Albert Einstein diceva che “la mente intuitiva è un dono sacro e la mente razionale è un servo fedele. Abbiamo creato una società che onora il servo e ha dimenticato il dono”. Einstein fu prima di tutto un poeta e poi un fisico, le sue leggi della relatività nacquero da un’intuizione, da un nuovo modo di guardare l’universo. “La più sorprendente combinazione di penetrazione filosofica, intuizione fisica e abilità matematica fu definita “La Teoria della relatività generale” da un altro grande fisico, Max Born. Ci fermiamo qui. Aggiungo soltanto che è con questo atteggiamento di distacco che ci dobbiamo porre di fronte alla vita, alla politica e alle cose del mondo. Si rischia di non capire un singolo accadimento, ma si ha la certezza che è l’unico strumento per comprendere il vero destino del mondo. Tornando a Dante, egli comprende veramente la natura dell’universo e il significato di tutti gli accadimenti quando è di fronte a Dio.
Nel suo profondo vidi che s’interna,
legato con amore in un volume,
ciò che per l’universo si squaderna:
sustanze e accidenti e lor costume
quasi conflati insieme, per tal modo
che ciò ch’i’ dico è un semplice lume.
La forma universal di questo nodo
credo ch’i’ vidi, perché più di largo,
dicendo questo, mi sento ch’i’ godo.
(Dante, Paradiso, XXXIII, vv. 85-93)
Qual è, dunque, il senso della nostra riflessione? L’uomo è un animale sociale e deve vivere e agire dentro la società, ma spesso i problemi che assillano l’umanità non vengono compresi se si è oppressi dalle piccole miserie della quotidianità, che inducono a guardare, direbbe Pirandello, non oltre la poca luce prodotta dai nostri piccoli lanternini.
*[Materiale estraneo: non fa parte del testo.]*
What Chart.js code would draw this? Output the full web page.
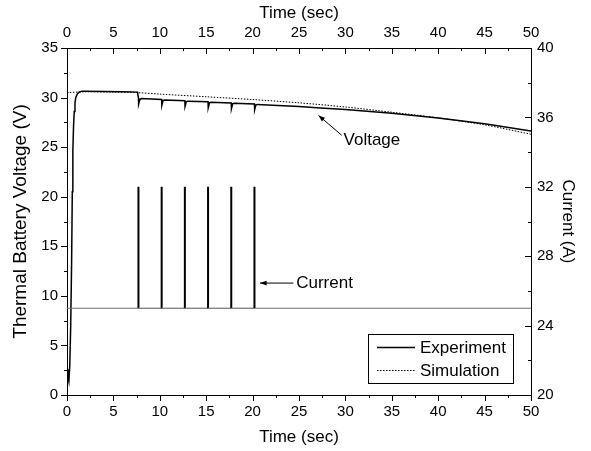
<!DOCTYPE html>
<html>
<head>
<meta charset="utf-8">
<script src="https://cdn.jsdelivr.net/npm/chart.js@4"></script>
<style>
  body { margin: 0; background: #fff; }
  canvas { display: block; }
</style>
</head>
<body>
<canvas id="myChart" width="591" height="451"></canvas>
<script>
const FONT = 'Arial, "Liberation Sans", sans-serif';

// experiment voltage (time in sec, volts)
const expTime = [0, 0.1, 0.2, 0.3, 0.4, 0.5, 0.57, 0.63, 0.7, 0.78, 0.86, 0.95, 1.1, 1.3, 1.6, 2, 4, 6, 7.6,
  7.7, 7.72, 7.85, 8.0,
  10.2, 10.22, 10.35, 10.5,
  12.7, 12.72, 12.85, 13.0,
  15.2, 15.22, 15.35, 15.5,
  17.7, 17.72, 17.85, 18.0,
  20.2, 20.22, 20.35, 20.5,
  25, 27.3, 30, 35, 40, 45, 50];
const expVolt = [2.6, 1.8, 1.35, 3.0, 7.0, 13.6, 20.5, 24.5, 27.0, 28.6, 29.5, 30.0, 30.35, 30.55, 30.63, 30.65, 30.62, 30.58, 30.55,
  29.95, 29.35, 29.8, 29.9,
  29.8, 29.22, 29.7, 29.76,
  29.68, 29.1, 29.58, 29.64,
  29.57, 28.98, 29.47, 29.53,
  29.46, 28.88, 29.36, 29.42,
  29.35, 28.78, 29.25, 29.31,
  29.1, 28.95, 28.8, 28.42, 27.95, 27.35, 26.62];

// simulation voltage
const simTime = [0, 2, 5, 7.5, 10, 15, 20, 25, 30, 35, 40, 45, 50];
const simVolt = [30.5, 30.58, 30.55, 30.5, 30.35, 30.08, 29.8, 29.47, 29.05, 28.52, 27.95, 27.25, 26.3];

// current (A)
const curTime = [0, 7.7, 7.7, 7.7, 10.2, 10.2, 10.2, 12.7, 12.7, 12.7, 15.2, 15.2, 15.2,
  17.7, 17.7, 17.7, 20.2, 20.2, 20.2, 50];
const curAmp = [25, 25, 32, 25, 25, 32, 25, 25, 32, 25, 25, 32, 25, 25, 32, 25, 25, 32, 25, 25];

const timeTicks = [0, 50, 5];
const voltTicks = [0, 35, 5];
const ampTicks = [20, 40, 4];

function pairs(xs, ys) {
    return xs.map((x, i) => ({x: x, y: ys[i]}));
}

// small ticks drawn by hand so they can point the same way as the original
function drawMarks(c, scale, step, horizontal, base, dir) {
    const min = scale.min, max = scale.max;
    const half = step / 2;
    for (let v = min; v <= max + 1e-6; v += half) {
        const major = Math.abs((v - min) / step - Math.round((v - min) / step)) < 1e-6;
        const len = major ? 6 : 3;
        const p = Math.round(scale.getPixelForValue(v)) + 0.5;
        c.beginPath();
        if (horizontal) {
            c.moveTo(p, base);
            c.lineTo(p, base + dir * len);
        } else {
            c.moveTo(base, p);
            c.lineTo(base + dir * len, p);
        }
        c.stroke();
    }
}

function arrow(c, x1, y1, x2, y2) {
    const a = Math.atan2(y2 - y1, x2 - x1);
    c.beginPath();
    c.moveTo(x1, y1);
    c.lineTo(x2, y2);
    c.stroke();
    c.beginPath();
    c.moveTo(x2, y2);
    c.lineTo(x2 - 7 * Math.cos(a - 0.35), y2 - 7 * Math.sin(a - 0.35));
    c.lineTo(x2 - 7 * Math.cos(a + 0.35), y2 - 7 * Math.sin(a + 0.35));
    c.closePath();
    c.fill();
}

const extras = {
    id: 'extras',
    afterDraw(chart) {
        const c = chart.ctx;
        const s = chart.scales;
        c.save();
        c.strokeStyle = '#000';
        c.fillStyle = '#000';
        c.lineWidth = 1;
        drawMarks(c, s.x, timeTicks[2], true, s.x.top, 1);
        drawMarks(c, s.x2, timeTicks[2], true, s.x2.bottom, 1);
        drawMarks(c, s.y, voltTicks[2], false, s.y.right, -1);
        drawMarks(c, s.y2, ampTicks[2], false, s.y2.left, -1);

        // annotations
        c.font = '17px ' + FONT;
        c.textBaseline = 'middle';
        c.textAlign = 'left';
        const vx = s.x.getPixelForValue(27.1), vy = s.y.getPixelForValue(28.2);
        const vx2 = s.x.getPixelForValue(29.6), vy2 = s.y.getPixelForValue(26.2);
        arrow(c, vx2, vy2, vx, vy);
        c.fillText('Voltage', s.x.getPixelForValue(29.8), s.y.getPixelForValue(25.7));
        const cy = s.y2.getPixelForValue(26.45);
        arrow(c, s.x.getPixelForValue(24.4), cy, s.x.getPixelForValue(20.8), cy);
        c.fillText('Current', s.x.getPixelForValue(24.7), cy);

        // legend
        c.strokeRect(368.5, 334.5, 145, 49);
        c.lineWidth = 1.5;
        c.beginPath();
        c.moveTo(377, 347.5);
        c.lineTo(415, 347.5);
        c.stroke();
        c.lineWidth = 1;
        c.setLineDash([1.5, 1.5]);
        c.beginPath();
        c.moveTo(377, 370.5);
        c.lineTo(415, 370.5);
        c.stroke();
        c.setLineDash([]);
        c.fillText('Experiment', 420, 348);
        c.fillText('Simulation', 420, 371);
        c.restore();
    }
};

function axis(pos, range, title, pad, tickPad, size, titleSize) {
    return {
        type: 'linear',
        position: pos,
        min: range[0],
        max: range[1],
        grid: {display: false, drawTicks: false},
        border: {display: true, color: '#000', width: 1},
        ticks: {stepSize: range[2], padding: tickPad, color: '#000', autoSkip: false, maxRotation: 0,
            font: {family: FONT, size: 15}},
        title: {display: true, text: title, color: '#000', padding: pad,
            font: {family: FONT, size: titleSize}},
        afterFit: s => {
            if (pos === 'left' || pos === 'right') s.width = size; else s.height = size;
        }
    };
}

function graphData() {
    const ctx = document.getElementById('myChart');
    const myChart = new Chart(ctx, {
        type: 'line',
        data: {
            datasets: [{
                label: 'Current',
                data: pairs(curTime, curAmp),
                xAxisID: 'x',
                yAxisID: 'y2',
                borderColor: '#000',
                borderWidth: 2,
                pointRadius: 0,
                tension: 0,
                segment: {
                    borderColor: c => c.p0.parsed.y === c.p1.parsed.y ? '#707070' : '#000',
                    borderWidth: c => c.p0.parsed.y === c.p1.parsed.y ? 1.2 : 2
                }
            }, {
                label: 'Simulation',
                data: pairs(simTime, simVolt),
                xAxisID: 'x',
                yAxisID: 'y',
                borderColor: '#000',
                borderWidth: 1,
                borderDash: [1.5, 1.5],
                pointRadius: 0,
                tension: 0.3
            }, {
                label: 'Experiment',
                data: pairs(expTime, expVolt),
                xAxisID: 'x',
                yAxisID: 'y',
                borderColor: '#000',
                borderWidth: 1.5,
                pointRadius: 0,
                tension: 0
            }]
        },
        options: {
            responsive: false,
            animation: false,
            devicePixelRatio: 1,
            layout: {padding: 0},
            plugins: {legend: {display: false}, tooltip: {enabled: false}},
            scales: {
                x: axis('bottom', timeTicks, 'Time (sec)', {top: 0, bottom: 3}, 8, 56, 17),
                x2: axis('top', timeTicks, 'Time (sec)', {top: 3, bottom: 0}, 6, 48, 17),
                y: axis('left', voltTicks, 'Thermal Battery Voltage (V)', {top: 9, bottom: 0}, 9, 67, 19),
                y2: axis('right', ampTicks, 'Current (A)', {top: 13, bottom: 0}, 6, 60, 17)
            }
        },
        plugins: [extras]
    });
}

graphData();
</script>
</body>
</html>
Così la realtà è solo un’illusione e noi non conosciamo il mondo nella sua interezza. Per comprendere e governare il destino del mondo, il nostro viaggio deve andare oltre, nelle estreme lontananze, nel silenzio, nella solitudine, simile al viaggio di Dante che solo e distaccato dalle cose del mondo, accompagnato però dalla teologia e dall’amore (Beatrice), dal misticismo (San Bernardo), dalla Grazia di Dio (la Madre di Cristo), giunge davanti a Dio, e vede la verità, l’armonia e l’ordine di tutto il Creato, e torna sulla terra ad annunciarlo.